On 14 June 2012 07:41, Gordon Joly gordon.joly@pobox.com wrote:
On 13/06/12 18:05, Charles Matthews wrote:
On 13 June 2012 17:51, Gordon Jolygordon.joly@pobox.com wrote:
On 13/06/12 16:02, Thomas Dalton wrote:
This sounds like a fantastic project. Thank you Charles for agreeing to lead it and thank you WMUK for agreeing to support it.
What is the current budget?
I'm making business cases for deliverables individually. The overall training budget is 20K?
Charles
So the distance learning is a fraction of £20K?

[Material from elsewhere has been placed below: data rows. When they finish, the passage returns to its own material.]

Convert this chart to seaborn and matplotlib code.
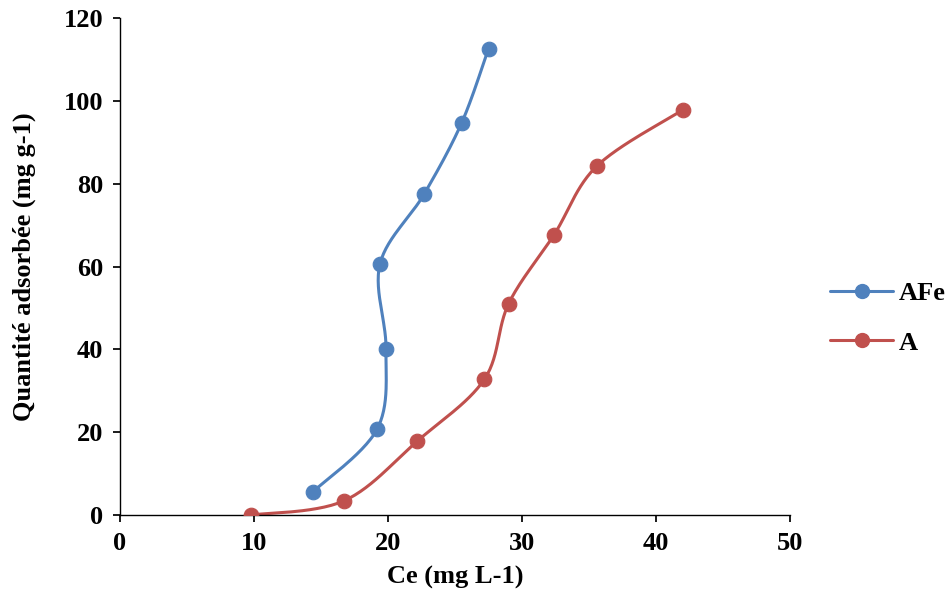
import numpy as np
import matplotlib
matplotlib.use("Agg")
import matplotlib.pyplot as plt
import seaborn as sns
from matplotlib.lines import Line2D

afe_x = [14.4, 19.2, 19.85, 19.4, 22.7, 25.5, 27.5]
afe_y = [5.6, 20.8, 40.1, 60.6, 77.5, 94.7, 112.6]
a_x = [9.8, 16.7, 22.2, 27.2, 29.0, 32.4, 35.6, 42.0]
a_y = [0.0, 3.4, 17.9, 32.8, 51.0, 67.7, 84.3, 97.8]

BLUE = "#4f81bd"
RED = "#c0504d"

sns.set_theme(style="white")
plt.rcParams["font.family"] = ["Liberation Serif", "DejaVu Serif"]
plt.rcParams["font.weight"] = "bold"
plt.rcParams["text.color"] = "black"
plt.rcParams["axes.labelcolor"] = "black"
plt.rcParams["xtick.color"] = "black"
plt.rcParams["ytick.color"] = "black"


def smooth(xs, ys, n=30):
    # Catmull-Rom curve through the points, like Excel's smoothed line
    p = np.column_stack([xs, ys]).astype(float)
    p = np.vstack([p[0], p, p[-1]])
    out = []
    t = np.linspace(0, 1, n)[:, None]
    for i in range(1, len(p) - 2):
        p0, p1, p2, p3 = p[i - 1], p[i], p[i + 1], p[i + 2]
        seg = 0.5 * ((2 * p1) + (-p0 + p2) * t + (2 * p0 - 5 * p1 + 4 * p2 - p3) * t**2
                     + (-p0 + 3 * p1 - 3 * p2 + p3) * t**3)
        out.append(seg)
    c = np.vstack(out)
    return c[:, 0], c[:, 1]


fig = plt.figure(figsize=(9.46, 6.09), dpi=100)
ax = fig.add_axes([120 / 946, 1 - 515 / 609, 670 / 946, 497 / 609])

for xs, ys, col in [(afe_x, afe_y, BLUE), (a_x, a_y, RED)]:
    sx, sy = smooth(xs, ys)
    ax.plot(sx, sy, color=col, lw=2.2, zorder=2)
    sns.scatterplot(x=xs, y=ys, ax=ax, color=col, s=110, edgecolor=col, zorder=3, legend=False)

ax.set_xlim(0, 50)
ax.set_ylim(0, 120)
ax.set_xticks(range(0, 51, 10))
ax.set_yticks(range(0, 121, 20))
for s in ["top", "right"]:
    ax.spines[s].set_visible(False)
for s in ["left", "bottom"]:
    ax.spines[s].set_color("black")
    ax.spines[s].set_linewidth(1)
ax.tick_params(axis="both", labelsize=19, length=5, direction="out", color="black",
               left=True, bottom=True, pad=7)
for lab in ax.get_xticklabels() + ax.get_yticklabels():
    lab.set_fontweight("bold")
ax.set_xlabel("Ce (mg L-1)", fontsize=19, fontweight="bold", labelpad=8)
ax.set_ylabel("Quantité adsorbée (mg g-1)", fontsize=19, fontweight="bold", labelpad=20)

handles = [Line2D([], [], color=BLUE, lw=2.2, marker="o", ms=10),
           Line2D([], [], color=RED, lw=2.2, marker="o", ms=10)]
fig.legend(handles, ["AFe", "A"], loc="center left", bbox_to_anchor=(830 / 946, 1 - 318 / 609),
           frameon=False, prop={"size": 19, "weight": "bold"}, handlelength=2.4,
           labelspacing=1.0, handletextpad=0.2, borderaxespad=0, borderpad=0)

fig.savefig("out.png", dpi=100)
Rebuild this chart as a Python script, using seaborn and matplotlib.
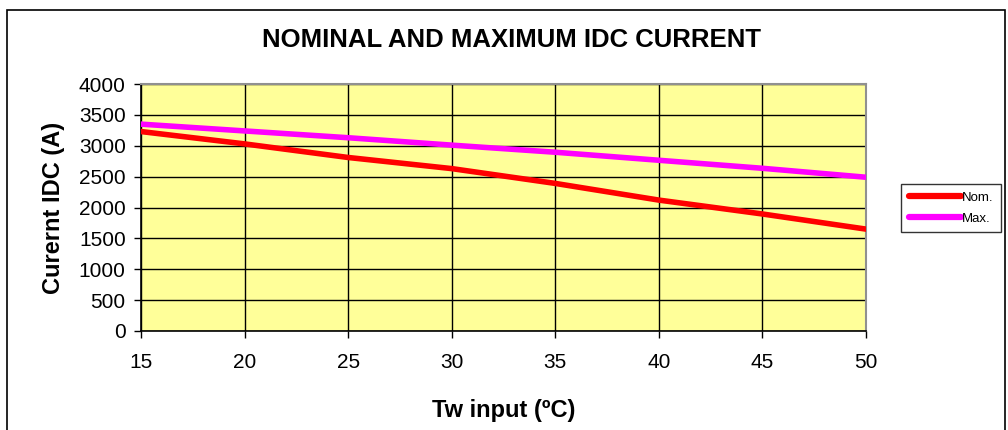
import pandas as pd
import numpy as np
import matplotlib.pyplot as plt
import seaborn as sns
from matplotlib.patches import Rectangle

# Datos
temperaturas = [15, 20, 25, 30, 35, 40, 45, 50]
corriente_nom = [3230, 3030, 2810, 2630, 2390, 2120, 1895, 1650]
corriente_max = [3350, 3240, 3130, 3010, 2895, 2765, 2635, 2490]
series = ['Nom.', 'Max.']
colores = {'Nom.': '#FF0000', 'Max.': '#FF00FF'}

def configurar_estilos():
    """Configura estilos"""
    sns.set_style('white')
    plt.rcParams['font.family'] = ['Liberation Sans', 'DejaVu Sans']
    plt.rcParams['text.color'] = 'black'
    plt.rcParams['axes.labelcolor'] = 'black'
    plt.rcParams['xtick.color'] = 'black'
    plt.rcParams['ytick.color'] = 'black'

def main():
    configurar_estilos()

    df = pd.DataFrame({
        'Tw': temperaturas * 2,
        'IDC': corriente_nom + corriente_max,
        'serie': [series[0]] * len(temperaturas) + [series[1]] * len(temperaturas),
    })

    fig = plt.figure(figsize=(10.08, 4.30), dpi=100)
    ax = fig.add_axes([141 / 1008, 1 - 331 / 430, 725 / 1008, 247 / 430])
    ax.set_facecolor('#FFFF99')

    sns.lineplot(data=df, x='Tw', y='IDC', hue='serie', palette=colores,
                 linewidth=4, ax=ax, legend=False, zorder=3)

    ax.set_xlim(15, 50)
    ax.set_ylim(0, 4000)
    ax.set_xticks(np.arange(15, 51, 5))
    ax.set_yticks(np.arange(0, 4001, 500))
    ax.grid(True, color='black', linewidth=1)
    ax.set_axisbelow(True)
    ax.tick_params(axis='both', labelsize=15, direction='out', length=5,
                   width=1, color='black', left=True, bottom=True)
    ax.tick_params(axis='y', pad=6)
    ax.tick_params(axis='x', pad=11)

    for lado in ['left', 'bottom']:
        ax.spines[lado].set_color('black')
        ax.spines[lado].set_linewidth(1.2)
    for lado in ['top', 'right']:
        ax.spines[lado].set_color('#909090')
        ax.spines[lado].set_linewidth(1.5)

    ax.set_xlabel('Tw input (ºC)', fontsize=17, fontweight='bold', labelpad=19)
    ax.set_ylabel('Curernt IDC (A)', fontsize=17, fontweight='bold', labelpad=10)

    fig.text(511 / 1008, 1 - 40 / 430, 'NOMINAL AND MAXIMUM IDC CURRENT',
             ha='center', va='center', fontsize=18.5, fontweight='bold')

    # Leyenda
    handles = [plt.Line2D([], [], color=colores[s], linewidth=4.5) for s in series]
    leg = fig.legend(handles, series, loc='center', bbox_to_anchor=(951 / 1008, 1 - 208 / 430),
                     fontsize=9.5, frameon=True, fancybox=False, handlelength=4.0,
                     handletextpad=0.05, borderpad=0.55, labelspacing=0.65,
                     borderaxespad=0, handleheight=0.7)
    leg.get_frame().set_edgecolor('black')
    leg.get_frame().set_linewidth(1)

    # Marco exterior
    fig.patches.append(Rectangle((7 / 1008, -0.1), 998 / 1008, 1.1 - 10 / 430,
                                 transform=fig.transFigure, fill=False,
                                 edgecolor='black', linewidth=1.2))

    plt.savefig('out.png', dpi=100)

if __name__ == "__main__":
    main()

I believe you said that there would be volunteer effort, but in any case, I would not expect much from such a small budget for such a difficult and technical area (that is distance learning).
That comment being written in an expectation-lowering way, and also not being within my remit to answer, I'll make some remarks. Firstly I held off sending Jon Davies any concrete and costed proposals until I had attended the "Training for Trainers": I thought it was premature. I then hit the ground running about 74 hours ago; and posted to this list as soon as I had figured out what I called the "interlocking" in my first post.
I question the assumption that money is likely to be the limiting factor in building the online community: I think "some things money can't buy" is a really good general explanation of Wikimedia's success.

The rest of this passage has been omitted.